While Peregrin is only about 3 hours long, it did have a few technical issues despite the relatively simple mechanics. There were a few superficial physics oddities, like falling off carried boulders or launching far into the air, out of the camera's view. The most heinous issues occurred on the edges of screens, where animals tended to get stuck. One of the Toads found itself in no man's land and could not be possessed. In another section, Abi died and yet the game progressed to the next area, leaving her languishing off screen when the checkpoint restarted. Some issues did break the game, and this meant replaying 10-20 minutes from the start of a chapter. A few crashes were also observed but checkpoints are numerous. Some bugs have been fixed with recent patches but there is potential for more trouble related to the screen transitions.
Adopting a painted visual style, Peregrin looks like it is made from colored and textured paper. Landscapes are flat and comprise of muted colors, like greys and browns, which suit its post-apocalyptic setting. The creatures Abi controls have simplistic animations and designs, but they stand out amidst the torn landscapes. Audio is fairly subdued, but the voice work for Abi and other characters is quite good. Music is adequate for the sombre adventure, featuring long and repetitive cello chords and mechanical rattling background noises. The music and visuals do aid in giving the desolate adventure a particularly introspective mood.

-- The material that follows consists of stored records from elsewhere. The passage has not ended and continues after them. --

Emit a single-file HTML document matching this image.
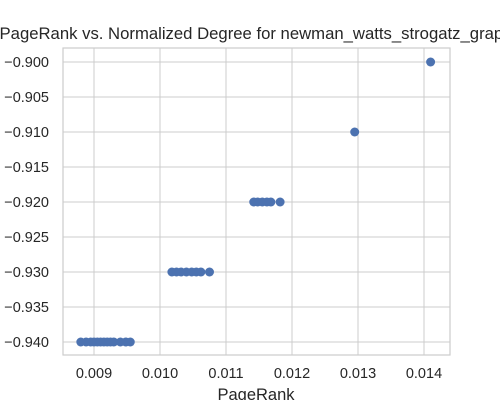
<!DOCTYPE html>
<html><head><meta charset="utf-8"><style>
body{margin:0;background:#fff;}
svg{display:block;font-family:"Liberation Sans",Arial,sans-serif;}
</style></head><body>
<svg id="chart" width="500" height="400">
<rect x="63" y="48" width="387" height="307" fill="#fff"/>
<g id="grid"></g>
<g id="pts"></g>
<rect x="63" y="48" width="387" height="307" fill="none" stroke="#ccc" stroke-width="1.2"/>
<text x="256" y="39" text-anchor="middle" font-size="16.7" fill="#262626">PageRank vs. Normalized Degree for newman_watts_strogatz_graph</text>
<text x="256" y="400" text-anchor="middle" font-size="16.5" fill="#262626">PageRank</text>
</svg>
<script>
const xTicks=[0.009,0.010,0.011,0.012,0.013,0.014];
const yTicks=[-0.900,-0.905,-0.910,-0.915,-0.920,-0.925,-0.930,-0.935,-0.940];
const pagerank=[0.00880,0.00888,0.00895,0.00900,0.00905,0.00910,0.00915,0.00920,0.00925,0.00930,0.00940,0.00948,0.00955,
0.01018,0.01025,0.01032,0.01040,0.01048,0.01055,0.01062,0.01075,
0.01142,0.01148,0.01155,0.01162,0.01168,0.01182,
0.01295,0.01410];
const degree=[-0.94,-0.94,-0.94,-0.94,-0.94,-0.94,-0.94,-0.94,-0.94,-0.94,-0.94,-0.94,-0.94,
-0.93,-0.93,-0.93,-0.93,-0.93,-0.93,-0.93,-0.93,
-0.92,-0.92,-0.92,-0.92,-0.92,-0.92,
-0.91,-0.90];
const xs=v=>94+(v-0.009)*66000;
const ys=v=>62+(-0.900-v)*7000;
const NS="http://www.w3.org/2000/svg";
const grid=document.getElementById('grid'),pts=document.getElementById('pts'),svg=document.getElementById('chart');
xTicks.forEach(t=>{
 const l=document.createElementNS(NS,'line');
 l.setAttribute('x1',xs(t));l.setAttribute('x2',xs(t));l.setAttribute('y1',48);l.setAttribute('y2',355);
 l.setAttribute('stroke','#ccc');l.setAttribute('stroke-width','1');
 
 
 grid.appendChild(l);
 const tx=document.createElementNS(NS,'text');
 tx.setAttribute('x',xs(t));tx.setAttribute('y',378);tx.setAttribute('text-anchor','middle');
 tx.setAttribute('font-size','14.5');tx.setAttribute('fill','#262626');
 tx.textContent=t.toFixed(3);
 
 
 svg.appendChild(tx);
});
yTicks.forEach(t=>{
 const l=document.createElementNS(NS,'line');
 l.setAttribute('x1',63);l.setAttribute('x2',450);l.setAttribute('y1',ys(t));l.setAttribute('y2',ys(t));
 l.setAttribute('stroke','#ccc');l.setAttribute('stroke-width','1');
 
 
 grid.appendChild(l);
 const tx=document.createElementNS(NS,'text');
 tx.setAttribute('x',49);tx.setAttribute('y',ys(t)+5);tx.setAttribute('text-anchor','end');
 tx.setAttribute('font-size','14.5');tx.setAttribute('fill','#262626');
 tx.textContent='\u2212'+Math.abs(t).toFixed(3);
 
 
 svg.appendChild(tx);
});
pagerank.forEach((v,i)=>{
 const c=document.createElementNS(NS,'circle');
 c.setAttribute('cx',xs(v));c.setAttribute('cy',ys(degree[i]));c.setAttribute('r',4.5);
 c.setAttribute('fill','#4c72b0');
 
 
 pts.appendChild(c);
});
</script>
</body></html>
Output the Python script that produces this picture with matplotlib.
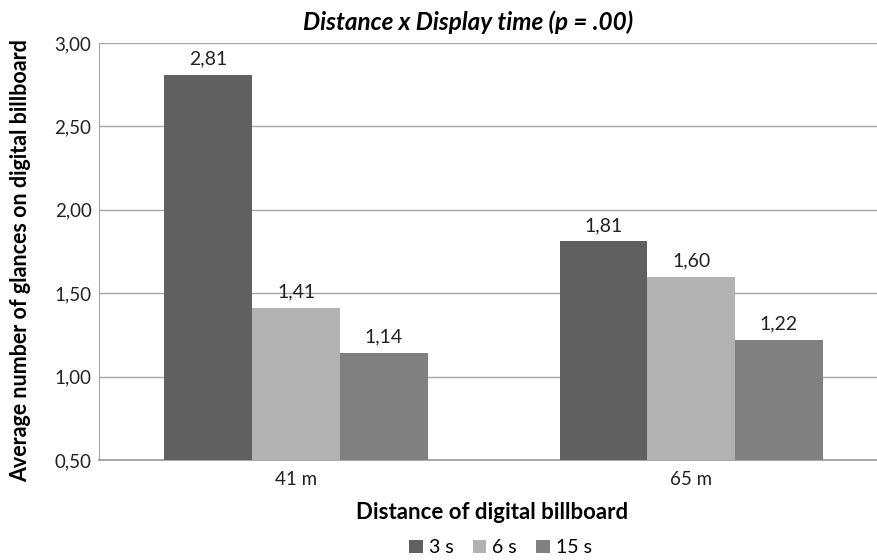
import numpy as np
import matplotlib
matplotlib.use("Agg")
from matplotlib import pyplot as plt

# chart data
categories = ["41 m", "65 m"]
series = ["3 s", "6 s", "15 s"]
values_3s = [2.81, 1.81]
values_6s = [1.41, 1.60]
values_15s = [1.14, 1.22]
colors = ["#606060", "#b2b2b2", "#808080"]

plt.rcParams['font.family'] = ['Lato', 'DejaVu Sans']

fig = plt.figure(figsize=(8.78, 5.6), dpi=100)
ax = fig.add_axes([0.1122, 0.1786, 0.90, 0.7446])

x = np.arange(len(categories))
width = 0.222
for i, (name, vals) in enumerate(zip(series, [values_3s, values_6s, values_15s])):
    pos = x + (i - 1) * width
    ax.bar(pos, np.array(vals) - 0.5, width, bottom=0.5,
           color=colors[i], label=name, zorder=3)
    for p, v in zip(pos, vals):
        ax.text(p, v + 0.045, f"{v:.2f}".replace(".", ","), ha="center",
                va="bottom", fontsize=14, color="#222222")

ax.set_xlim(-0.5, 1.5)
ax.set_ylim(0.5, 3.0)
ticks = np.arange(0.5, 3.01, 0.5)
ax.set_yticks(ticks)
ax.set_yticklabels([f"{t:.2f}".replace(".", ",") for t in ticks])
ax.set_xticks(x)
ax.set_xticklabels(categories)
ax.tick_params(axis="y", length=0, labelsize=13.5, colors="#222222", pad=5)
ax.tick_params(axis="x", length=0, labelsize=13.5, colors="#222222", pad=8)
ax.grid(axis="y", color="#a6a6a6", linewidth=1, zorder=0)
for s in ["top", "right"]:
    ax.spines[s].set_visible(False)
ax.spines["left"].set_color("#a6a6a6")
ax.spines["bottom"].set_color("#a0a0a0")
ax.spines["bottom"].set_linewidth(1.3)

fig.text(0.533, 0.96, "Distance x Display time (p = .00)", ha="center",
         va="center", fontsize=17.5, fontweight="bold", style="italic")
fig.text(0.56, 0.085, "Distance of digital billboard", ha="center",
         va="center", fontsize=16, fontweight="bold")
fig.text(0.023, 0.535, "Average number of glances on digital billboard",
         rotation=90, ha="center", va="center", fontsize=15.5, fontweight="bold")

fig.legend(loc="center", bbox_to_anchor=(0.57, 0.022), ncol=3, frameon=False,
           fontsize=14, handlelength=0.7, handleheight=0.7, handletextpad=0.3,
           columnspacing=1.0)

fig.savefig("out.png", dpi=100)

Peregrin is not a bad game; it just doesn't do quite enough to stand out from the dense crowd of indie releases. Possessing animals drives the puzzles and, while there are some adequate challenges, it generally feels more like work as the solutions take longer to implement than it takes to identify them. Numerous delays, like when crossing screens or possessing creatures, don't help the flow either. A few technical issues detract from the presentation, which relies on a pleasant flat visual style and appropriate low-tempo music. It is unlikely that you will regret playing Peregrin, but it is also doubtful you will remember playing it, in the years to come.